Another common mistake involves finding the original amount after a percentage change. For example, if a price after a 10 per cent increase is 66 pounds, children often calculate 10 per cent of 66 and subtract it, getting 59.40. The correct approach is to recognise that 66 pounds represents 110 per cent of the original, so the original is 66 divided by 1.1 = 60 pounds. These reverse percentage questions are among the hardest on the 11 Plus and require specific practice.

Fraction word problems often involve finding a remainder. For example: Sarah eats 1/3 of a cake, Tom eats 1/4 of the cake. What fraction is left? Children must add the two fractions (1/3 + 1/4 = 7/12) and subtract from the whole (1 - 7/12 = 5/12). Multi-step problems like these reward children who work methodically, show their working, and check each step before moving to the next. For structured, adaptive practice across all these question types, EdifyPod Nexus builds personalised practice sessions that target your child's specific weak areas, while edifypod.com/11plus provides Group and 1-to-1 Tutoring for children who need additional guidance on challenging topics.
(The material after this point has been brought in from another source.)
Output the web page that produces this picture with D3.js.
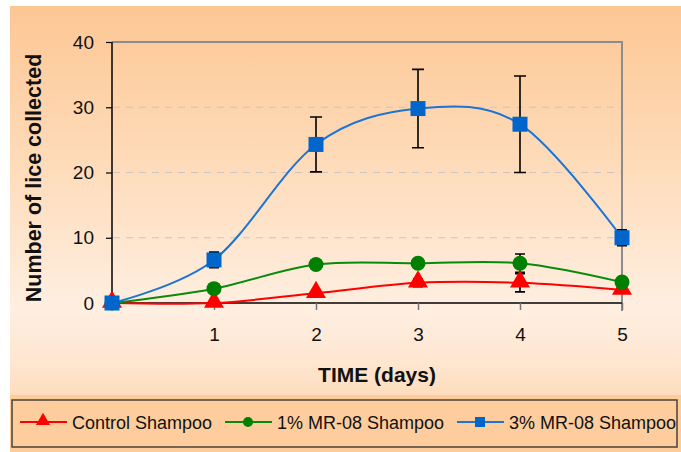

Pie chart and data interpretation questions frequently involve fractions and percentages. Children may be given a pie chart showing how a budget is divided and asked to calculate the amount represented by each section, or to find the difference between two sections. These questions combine visual interpretation with calculation skills and reward children who can move fluently between fractions, percentages, and actual amounts. Practising with a variety of data representation formats, including bar charts, tables, and pie charts, ensures your child is comfortable with whichever format appears on their specific test paper.